The Government are beginning to make a real change in careers advice. That is important because children will understand the point of studying these subjects only if they see that they are critical for their future careers. In the report that I recently produced for the Prime Minister, we suggested further action in this area which should turn the situation around. Where action has been taken—for example, in further mathematics—there has been a dramatic improvement in the situation. In 1996-97, fewer than 5,000 people were studying further mathematics. The numbers had dropped because the subject simply was not available in many schools. Now, however, it is available through an online system, and in the past year well over 6,500 people were studying further mathematics.

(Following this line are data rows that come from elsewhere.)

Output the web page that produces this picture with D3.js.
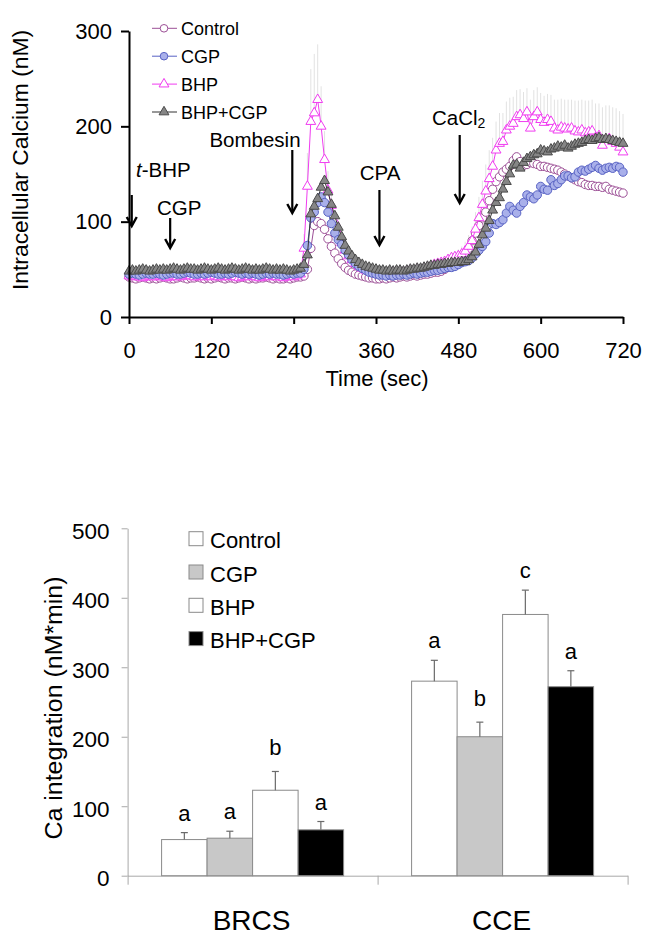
<!DOCTYPE html>
<html><head><meta charset="utf-8">
<script src="https://cdn.jsdelivr.net/npm/d3@7"></script>
<style>
body{margin:0;background:#fff;}
svg text{font-family:"Liberation Sans",Arial,Helvetica,sans-serif;fill:#000;}
</style>
</head><body>
<svg id="c" width="653" height="941"></svg>
<script>
// ---------------- DATA: time course (sampled every 5 s, 0..720 s) ----------------
const seriesNames = ["Control", "CGP", "BHP", "BHP+CGP"];
const sampleStep = 5;
const timeTicks = [0, 120, 240, 360, 480, 600, 720];
const calciumTicks = [0, 100, 200, 300];

const controlCa = [
42,41,40,41,42,41,40,41,40,41, 42,41,40,40,41,42,41,40,41,41,
42,41,40,41,40,41,42,41,40,41, 41,40,41,42,41,40,41,40,41,41,
42,41,40,41,40,40,41,40,41,42,
42,43,50,72,96,100,98,92,82,74,
67,61,56,52,49,47,45,44,43,42,
41,41,40,40,41,40,41,42,41,42,
43,42,43,44,43,44,45,45,46,47,
47,48,50,52,54,57,60,63,66,72,
80,88,96,104,110,122,134,142,147,152,
155,158,164,168,163,159,160,162,161,160,
158,158,157,156,155,154,152,150,148,146,
144,142,141,139,138,138,137,137,136,137,
134,133,132,131,130];

const cgpCa = [
45,46,45,44,45,46,45,45,46,45, 44,45,46,46,45,45,46,47,46,45,
45,46,45,46,47,46,45,45,46,45, 46,47,46,45,46,45,46,45,44,45,
46,45,46,45,45,44,45,46,45,46,
46,50,75,104,110,120,126,120,110,98,
88,81,76,70,65,60,56,53,51,49,
47,46,45,44,44,43,44,43,44,44,
45,44,45,46,45,46,47,47,48,49,
49,50,51,52,52,53,55,57,58,59,
62,66,70,74,79,88,98,97,99,102,
109,116,112,109,116,120,128,126,124,128,
137,134,133,144,138,140,144,148,148,146,
147,152,154,153,155,157,159,156,154,156,
157,156,158,157,152];

const bhpCa = [
43,42,43,42,41,42,43,42,42,43, 42,41,42,43,42,42,43,44,43,42,
42,43,42,43,42,43,42,42,43,42, 43,42,41,42,43,42,43,42,41,42,
43,42,43,42,42,41,42,43,42,43,
45,72,137,205,214,228,200,165,133,117,
100,88,78,70,64,60,56,53,51,49,
48,47,46,45,46,45,46,47,46,48,
47,48,49,48,50,49,51,52,53,55,
56,57,58,60,62,63,64,66,69,74,
80,92,104,118,132,145,158,175,182,184,
196,200,203,210,212,208,215,198,210,215,
207,204,207,205,198,196,199,198,197,198,
195,194,196,193,194,195,188,190,180,186,
187,184,182,178,173];

const bhpCgpCa = [
48,49,48,49,50,49,48,49,50,49, 50,49,50,51,50,49,50,51,50,50,
49,50,51,50,49,50,51,50,49,50, 51,50,49,50,51,50,49,50,49,50,
51,50,49,50,49,50,49,48,49,50,
51,55,65,108,116,124,136,143,131,118,
106,94,84,75,69,64,60,57,55,53,
52,51,50,49,49,48,49,48,49,49,
48,49,50,50,51,51,52,53,54,54,
55,55,56,56,57,57,57,58,58,60,
63,68,76,86,93,101,112,120,125,134,
142,150,159,160,156,162,166,168,170,171,
175,174,173,176,177,179,178,180,177,179,
181,182,183,185,186,185,187,188,186,187,
186,185,184,183,182];

// upper error (SEM) of the BHP trace
const bhpErr = [
2,2,2,2,2,2,2,2,2,2, 2,2,2,2,2,2,2,2,2,2,
2,2,2,2,2,2,2,2,2,2, 2,2,2,2,2,2,2,2,2,2,
2,2,2,2,2,2,2,2,2,2,
4,15,35,55,62,58,42,30,20,15,
12,10,8,7,6,5,5,5,4,4,
4,4,4,4,4,4,4,4,4,4,
4,4,4,4,4,4,4,4,5,5,
5,5,5,6,6,6,7,8,10,12,
15,18,22,25,28,30,30,30,32,30,
30,30,28,28,27,28,25,30,28,26,
28,28,27,28,30,32,30,30,31,30,
32,33,32,34,33,33,36,34,40,36,
35,36,37,38,40];

// treatment events (s)
const eventLabels = ["t-BHP", "CGP", "Bombesin", "CPA", "CaCl2"];
const eventTimes  = [4, 60, 238, 365, 482];

// ---------------- DATA: integration bar chart ----------------
const barCategories = ["BRCS", "CCE"];
const barGroups = ["Control", "CGP", "BHP", "BHP+CGP"];
const brcsMeans = [52, 54, 123, 66];
const brcsErr   = [10, 10, 27, 12];
const cceMeans  = [280, 200, 376, 272];
const cceErr    = [30, 21, 35, 23];
const brcsLetters = ["a", "a", "b", "a"];
const cceLetters  = ["a", "b", "c", "a"];
const integrationTicks = [0, 100, 200, 300, 400, 500];

// ---------------- drawing ----------------
const FONT = '"Liberation Sans",Arial,Helvetica,sans-serif';
const svg = d3.select("#c");

const styles = {
  "Control": {shape: "circle", fill: "#ffffff", stroke: "#9c4f96", line: "#9c4f96"},
  "CGP":     {shape: "circle", fill: "#a9b0ea", stroke: "#5862c4", line: "#5862c4"},
  "BHP":     {shape: "triangle", fill: "#ffffff", stroke: "#f03cf0", line: "#f03cf0"},
  "BHP+CGP": {shape: "triangle", fill: "#868686", stroke: "#4a4a4a", line: "#333333"}
};

// ---- top chart ----
const xT = d3.scaleLinear().domain([0, 720]).range([129, 623]);
const yT = d3.scaleLinear().domain([0, 300]).range([317, 31]);

const seriesData = [controlCa, cgpCa, bhpCa, bhpCgpCa].map(arr => arr.map((v, i) => ({t: i * sampleStep, v})));
const bhpPoints = bhpCa.map((v, i) => ({t: i * sampleStep, v, e: bhpErr[i]}));

// error bars
svg.append("g").selectAll("line").data(bhpPoints).join("line")
  .attr("x1", d => xT(d.t)).attr("x2", d => xT(d.t))
  .attr("y1", d => yT(d.v)).attr("y2", d => yT(d.v + d.e))
  .attr("stroke", "#e2e2e2").attr("stroke-width", 1);

const triSym = d3.symbol().type(d3.symbolTriangle).size(42);
const line = d3.line().x(d => xT(d.t)).y(d => yT(d.v));

function drawMarker(sel, st, r) {
  if (st.shape === "circle") {
    sel.append("circle").attr("r", r || 4.2)
      .attr("fill", st.fill).attr("stroke", st.stroke).attr("stroke-width", 1);
  } else {
    sel.append("path").attr("d", triSym)
      .attr("fill", st.fill).attr("stroke", st.stroke).attr("stroke-width", 1);
  }
}

const drawOrder = [0, 2, 1, 3];
drawOrder.forEach(k => {
  const st = styles[seriesNames[k]];
  const g = svg.append("g");
  g.append("path").datum(seriesData[k]).attr("d", line)
    .attr("fill", "none").attr("stroke", st.line).attr("stroke-width", 1);
  g.selectAll("g.m").data(seriesData[k]).join("g").attr("class", "m")
    .attr("transform", d => `translate(${xT(d.t)},${yT(d.v)})`)
    .each(function () { drawMarker(d3.select(this), st); });
});

// axes
const gxT = svg.append("g").attr("transform", "translate(0,317)")
  .call(d3.axisBottom(xT).tickValues(timeTicks).tickSize(7).tickSizeOuter(0).tickPadding(18));
const gyT = svg.append("g").attr("transform", "translate(129,0)")
  .call(d3.axisLeft(yT).tickValues(calciumTicks).tickSize(8).tickSizeOuter(0).tickPadding(9));
[gxT, gyT].forEach(g => {
  g.attr("font-family", FONT).attr("font-size", 22);
  g.select(".domain").attr("stroke", "#000").attr("stroke-width", 2);
  g.selectAll(".tick line").attr("stroke", "#000").attr("stroke-width", 2);
  g.selectAll(".tick text").attr("fill", "#000");
});

svg.append("text").attr("x", 377).attr("y", 386).attr("text-anchor", "middle")
  .attr("font-size", 22).text("Time (sec)");
svg.append("text").attr("transform", "translate(28,160) rotate(-90)").attr("text-anchor", "middle")
  .attr("font-size", 22).attr("textLength", 260).attr("lengthAdjust", "spacingAndGlyphs")
  .text("Intracellular Calcium (nM)");

// legend (top)
seriesNames.forEach((name, i) => {
  const st = styles[name];
  const y = 28.3 + i * 27.9;
  const g = svg.append("g");
  g.append("line").attr("x1", 152).attr("x2", 177).attr("y1", y).attr("y2", y)
    .attr("stroke", st.line).attr("stroke-width", 1);
  const m = g.append("g").attr("transform", `translate(164,${y})`);
  drawMarker(m, st, 3.8);
  g.append("text").attr("x", 181).attr("y", y + 6.5).attr("font-size", 18).text(name);
});

// event annotations
const annot = [
  {tx: 136, ty: 177, anchor: "start", y1: 195, y2: 226},
  {tx: 157, ty: 215, anchor: "start", y1: 218, y2: 248},
  {tx: 255, ty: 147, anchor: "middle", y1: 150, y2: 213},
  {tx: 380, ty: 180, anchor: "middle", y1: 190, y2: 245},
  {tx: 432, ty: 125, anchor: "start", y1: 135, y2: 203}
];
eventLabels.forEach((lab, i) => {
  const a = annot[i];
  const t = svg.append("text").attr("x", a.tx).attr("y", a.ty).attr("text-anchor", a.anchor).attr("font-size", 20.5);
  if (lab === "t-BHP") {
    t.append("tspan").attr("font-style", "italic").text("t");
    t.append("tspan").text("-BHP");
  } else if (lab === "CaCl2") {
    t.append("tspan").text("CaCl");
    t.append("tspan").attr("font-size", 14).attr("dy", 3).text("2");
  } else t.text(lab);
  const x = xT(eventTimes[i]);
  svg.append("line").attr("x1", x).attr("x2", x).attr("y1", a.y1).attr("y2", a.y2 - 1)
    .attr("stroke", "#000").attr("stroke-width", 2.2);
  svg.append("path").attr("d", `M${x - 5},${a.y2 - 9}L${x},${a.y2}L${x + 5},${a.y2 - 9}`)
    .attr("fill", "none").attr("stroke", "#000").attr("stroke-width", 2.4);
});

// ---- bottom chart ----
const x0 = d3.scaleBand().domain(barCategories).range([127.6, 627.6]);
const x1 = d3.scaleBand().domain(barGroups).range([0, x0.bandwidth()]).paddingOuter(0.747);
const yB = d3.scaleLinear().domain([0, 500]).range([875.7, 528.3]);
const fills = {"Control": "#ffffff", "CGP": "#c8c8c8", "BHP": "#ffffff", "BHP+CGP": "#000000"};

const barData = [];
barCategories.forEach((c, ci) => {
  const means = ci === 0 ? brcsMeans : cceMeans;
  const errs = ci === 0 ? brcsErr : cceErr;
  const lets = ci === 0 ? brcsLetters : cceLetters;
  barGroups.forEach((g, gi) => barData.push({c, g, v: means[gi], e: errs[gi], l: lets[gi]}));
});

// axes
const gyB = svg.append("g").attr("transform", "translate(127.6,0)")
  .call(d3.axisLeft(yB).tickValues(integrationTicks).tickSize(6).tickSizeOuter(0).tickPadding(12));
gyB.attr("font-family", FONT).attr("font-size", 22.5);
gyB.select(".domain").attr("stroke", "#a8a8a8").attr("stroke-width", 1);
gyB.selectAll(".tick line").attr("stroke", "#a8a8a8");
gyB.selectAll(".tick text").attr("fill", "#000").attr("dy", "0.45em");

const catEdge = d3.scaleLinear().domain([0, 2]).range(x0.range());
const gxB = svg.append("g").attr("transform", `translate(0,${yB(0)})`)
  .call(d3.axisBottom(catEdge).tickValues([0, 1, 2]).tickFormat("").tickSize(9).tickSizeOuter(0));
gxB.select(".domain").attr("stroke", "#a8a8a8").attr("stroke-width", 1);
gxB.selectAll(".tick line").attr("stroke", "#a8a8a8");

// bars
const bg = svg.append("g");
bg.selectAll("rect").data(barData).join("rect")
  .attr("x", d => x0(d.c) + x1(d.g)).attr("width", x1.bandwidth())
  .attr("y", d => yB(d.v)).attr("height", d => yB(0) - yB(d.v))
  .attr("fill", d => fills[d.g]).attr("stroke", "#8a8a8a").attr("stroke-width", 1);
// error bars
const eb = svg.append("g").attr("stroke", "#6a6a6a").attr("stroke-width", 1.2);
barData.forEach(d => {
  const cx = x0(d.c) + x1(d.g) + x1.bandwidth() / 2;
  eb.append("line").attr("x1", cx).attr("x2", cx).attr("y1", yB(d.v)).attr("y2", yB(d.v + d.e));
  eb.append("line").attr("x1", cx - 3.5).attr("x2", cx + 3.5).attr("y1", yB(d.v + d.e)).attr("y2", yB(d.v + d.e));
});
// significance letters
svg.append("g").selectAll("text").data(barData).join("text")
  .attr("x", d => x0(d.c) + x1(d.g) + x1.bandwidth() / 2)
  .attr("y", d => yB(d.v + d.e) - (d.l === "b" ? 16 : 12))
  .attr("text-anchor", "middle").attr("font-size", 22).text(d => d.l);

// category labels
svg.append("g").selectAll("text").data(barCategories).join("text")
  .attr("x", d => x0(d) + x0.bandwidth() / 2 - 1).attr("y", 930)
  .attr("text-anchor", "middle").attr("font-size", 28).text(d => d);

svg.append("text").attr("transform", "translate(62,708) rotate(-90)").attr("text-anchor", "middle")
  .attr("font-size", 23).attr("textLength", 263).attr("lengthAdjust", "spacingAndGlyphs")
  .text("Ca integration (nM*min)");

// legend (bottom)
barGroups.forEach((g, i) => {
  const top = 531.7 + i * 33.3;
  svg.append("rect").attr("x", 189).attr("y", top).attr("width", 14).attr("height", 14)
    .attr("fill", fills[g]).attr("stroke", "#8a8a8a").attr("stroke-width", 1);
  svg.append("text").attr("x", 210).attr("y", top + 16.7).attr("font-size", 22).text(g);
});
</script>
</body></html>
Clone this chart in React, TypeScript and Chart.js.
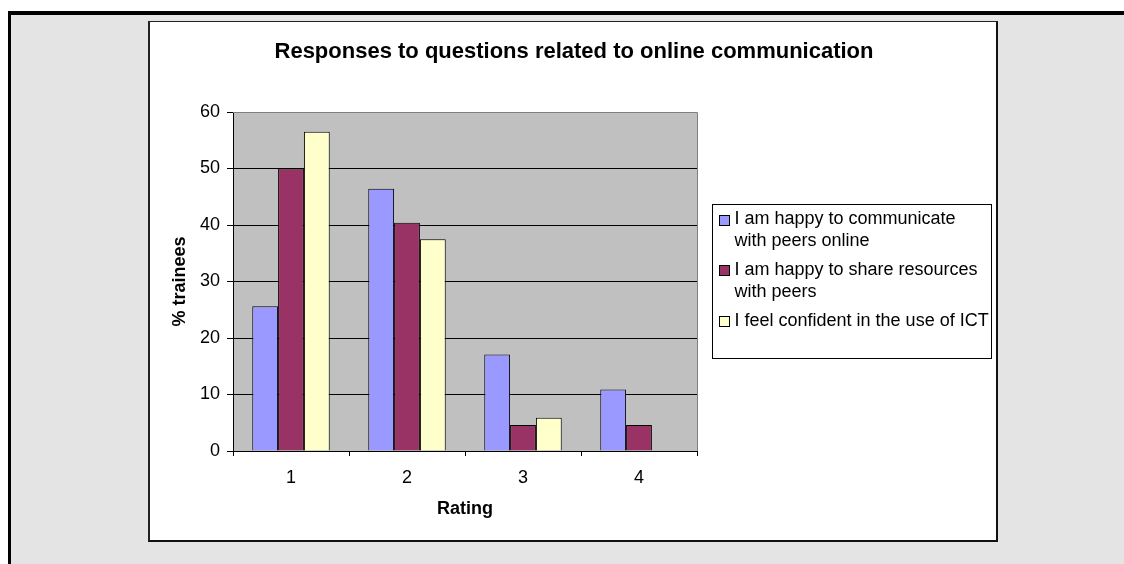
import React, { useEffect, useRef } from "react";
import { Chart, registerables } from "chart.js";

Chart.register(...registerables);

const chartTitle = "Responses to questions related to online communication";
const xAxisTitle = "Rating";
const yAxisTitle = "% trainees";
const categories = ["1", "2", "3", "4"];
const seriesNames = [
  "I am happy to communicate with peers online",
  "I am happy to share resources with peers",
  "I feel confident in the use of ICT",
];
const legendLines = [
  ["I am happy to communicate", "with peers online"],
  ["I am happy to share resources", "with peers"],
  ["I feel confident in the use of ICT"],
];
const communicateOnline = [25.6, 46.4, 17.1, 10.9];
const shareResources = [50, 40.4, 4.6, 4.6];
const confidentICT = [56.5, 37.5, 5.9, 0];
const yMin = 0;
const yMax = 60;
const yStep = 10;

const seriesColors = ["#9999FF", "#993366", "#FFFFCC"];
const FONT = "'Liberation Sans', Arial, Helvetica, sans-serif";

const plotBgPlugin = {
  id: "plotBg",
  beforeDraw(chart: any) {
    const { ctx, chartArea } = chart;
    ctx.save();
    ctx.fillStyle = "#C0C0C0";
    ctx.fillRect(chartArea.left, chartArea.top, chartArea.right - chartArea.left, chartArea.bottom - chartArea.top);
    ctx.restore();
  },
  afterDraw(chart: any) {
    const { ctx, chartArea } = chart;
    ctx.save();
    ctx.strokeStyle = "#808080";
    ctx.lineWidth = 1;
    ctx.beginPath();
    ctx.moveTo(chartArea.left, Math.round(chartArea.top) + 0.5);
    ctx.lineTo(Math.round(chartArea.right) + 0.5, Math.round(chartArea.top) + 0.5);
    ctx.lineTo(Math.round(chartArea.right) + 0.5, chartArea.bottom);
    ctx.stroke();
    // title centred on the whole chart box
    ctx.fillStyle = "#000";
    ctx.font = `bold 22px ${FONT}`;
    ctx.textAlign = "center";
    ctx.textBaseline = "middle";
    ctx.fillText(chartTitle, chart.width / 2 + 1, 30);
    ctx.restore();
  },
};

const legendPlugin = {
  id: "customLegend",
  afterDraw(chart: any) {
    const { ctx, chartArea } = chart;
    const left = Math.round(chartArea.right) + 15.5;
    const top = 182.5;
    const w = 279;
    const h = 154;
    ctx.save();
    ctx.fillStyle = "#FFFFFF";
    ctx.fillRect(left, top, w, h);
    ctx.strokeStyle = "#000000";
    ctx.lineWidth = 1;
    ctx.strokeRect(left, top, w, h);
    ctx.font = `18px ${FONT}`;
    ctx.textBaseline = "middle";
    ctx.textAlign = "left";
    let y = top + 15;
    const lineH = 21.7;
    chart.data.datasets.forEach((ds: any, i: number) => {
      const lines = legendLines[i];
      ctx.fillStyle = ds.backgroundColor;
      ctx.fillRect(left + 7, Math.round(y - 5) + 0.5, 10, 10);
      ctx.strokeStyle = "#000";
      ctx.strokeRect(left + 7, Math.round(y - 5) + 0.5, 10, 10);
      ctx.fillStyle = "#000";
      lines.forEach((t: string, j: number) => {
        ctx.fillText(t, left + 22, y + j * lineH);
      });
      y += lines.length * lineH + 7.3;
    });
    ctx.restore();
  },
};

export default function App() {
  const ref = useRef<HTMLCanvasElement | null>(null);

  useEffect(() => {
    if (!ref.current) return;
    Chart.defaults.font.family = FONT;
    const chart = new Chart(ref.current, {
      type: "bar",
      data: {
        labels: categories,
        datasets: [
          { label: seriesNames[0], data: communicateOnline, backgroundColor: seriesColors[0] },
          { label: seriesNames[1], data: shareResources, backgroundColor: seriesColors[1] },
          { label: seriesNames[2], data: confidentICT, backgroundColor: seriesColors[2] },
        ].map((d) => ({
          ...d,
          borderColor: "#000000",
          borderWidth: 1,
          categoryPercentage: 0.668,
          barPercentage: 1,
        })),
      },
      options: {
        animation: false,
        responsive: false,
        maintainAspectRatio: false,
        layout: { padding: { left: 0, right: 299, top: 90, bottom: 0 } },
        plugins: {
          legend: { display: false },
          tooltip: { enabled: false },
          title: { display: false },
        },
        scales: {
          x: {
            grid: {
              offset: true,
              drawOnChartArea: false,
              drawTicks: true,
              tickLength: 5,
              tickColor: "#000",
            },
            border: { color: "#000", width: 1 },
            ticks: { color: "#000", font: { size: 18, family: FONT }, padding: 11, maxRotation: 0 },
            title: {
              display: true,
              text: xAxisTitle,
              color: "#000",
              font: { size: 18, weight: "bold", family: FONT },
              padding: { top: 0, bottom: 20 },
            },
            afterFit: (scale: any) => {
              scale.height = 89;
            },
          },
          y: {
            min: yMin,
            max: yMax,
            ticks: { stepSize: yStep, color: "#000", font: { size: 18, family: FONT }, padding: 7 },
            grid: {
              color: (c: any) => (c.tick && c.tick.value === yMax ? "rgba(0,0,0,0)" : "#000"),
              tickColor: "#000",
              tickLength: 6,
              lineWidth: 1,
            },
            border: { color: "#000", width: 1 },
            title: {
              display: true,
              text: yAxisTitle,
              color: "#000",
              font: { size: 18, weight: "bold", family: FONT },
              padding: { top: 19, bottom: 0 },
            },
            afterFit: (scale: any) => {
              scale.width = 83;
            },
          },
        },
      },
      plugins: [plotBgPlugin, legendPlugin],
    } as any);
    return () => chart.destroy();
  }, []);

  return (
    <div style={{ position: "absolute", left: 0, top: 0, width: 1124, height: 564, background: "#FFFFFF", overflow: "hidden" }}>
      <div
        style={{
          position: "absolute",
          left: 8,
          top: 11,
          width: 1116,
          height: 553,
          boxSizing: "border-box",
          borderTop: "4px solid #000",
          borderLeft: "3px solid #000",
          background: "#E4E4E4",
        }}
      />
      <div
        style={{
          position: "absolute",
          left: 148,
          top: 21,
          width: 850,
          height: 521,
          boxSizing: "border-box",
          borderTop: "1px solid #222",
          borderLeft: "2px solid #222",
          borderRight: "2px solid #111",
          borderBottom: "2px solid #111",
          background: "#FFFFFF",
        }}
      >
        <canvas ref={ref} width={846} height={518} style={{ display: "block", width: 846, height: 518 }} />
      </div>
    </div>
  );
}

So you can turn these situations around if you tackle the basic problems.

Secondly, perhaps I may indulge in a little marketing of the report that I produced for the Prime Minister which is entitled The Race to the Top. It covers in grim detail, in more than 100 pages, all these issues and gives facts and figures. It shows that, both on the educational side and in our country’s performance in innovation, we are much better than is commonly thought. Other countries go in for the denial of bad news; in England we particularly go in for the denial of good news. Our performance is rather better than we might think.

We are now at a point where we can realistically aspire to be a global leader in science and innovation, but we need to do more. There are some very simple and clear things that we need to do. If we do those things, we can be a global leader in science and innovation. We should put those initiatives in an ambitious framework and not spend all our time beating ourselves up on the basis that we are not doing very well. If you do that, if you make a bad assessment of a current position, it will lead to bad initiatives and discourage young people from coming into science and engineering. We need to show young people that, in today’s society and economy, it is extremely exciting to be a scientist or engineer in the UK and that it can lead to rewarding and exciting jobs. That is the message that we need to convey to them.